NFC Core Values (taken from NWYM Core Values)
Jesus Christ is Present
Jesus Christ is actively present with us as Savior, Teacher, Lord, Healer, and Friend. Christ is immediately accessible to all who believe in Him. Those who take time to listen to Christ can hear His voice and follow Him, individually and collectively.

Scripture calls us to account and helps us know God’s will
The Bible, as interpreted by the Holy Spirit, shows us what God requires of us and provides authoritative and unfailing spiritual guidance for our lives today.

God is the source of life, and all human life is sacred
All life has its origin in the creative work of God, and human life is to be regarded as a sacred gift from God. Because all persons have equal value and are created in the image of God, we must treat others with respect and dignity, regardless of human measures of merit or value.

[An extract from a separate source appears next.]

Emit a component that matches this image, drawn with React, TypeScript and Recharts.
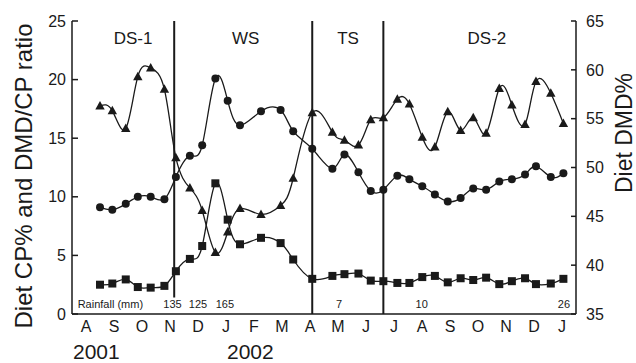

The Holy Spirit transforms and empowers us
The Holy Spirit enlightens our paths and transforms our lives. As we yield our lives to God and become immersed in the life of the Spirit, things change. Despair gives way to hope, and weakness gives way to empowerment. All things indeed become new.

We are called to be and to make followers of Christ
Christ through His Spirit transforms us to be more like Himself. He enables us to live lives of integrity and righteousness and calls us to bring others into this relationship. We listen to Christ, we obey Him, and we teach others how to do the same.

We are called to live out Christ’s love
Jesus reveals the fullest measure of God’s love by His example in His death on the cross. As we become more Christ-like, we hope to display the same quality of love corporately and individually to those around us.

We are called to be agents of God’s peace and love to everyone
We are called to work for justice and to be agents of peace in a broken world. Whether situations of conflict and confusion be personal, national, or global - within the church or beyond it - we are called to be agents of the same healing and love we have received from God.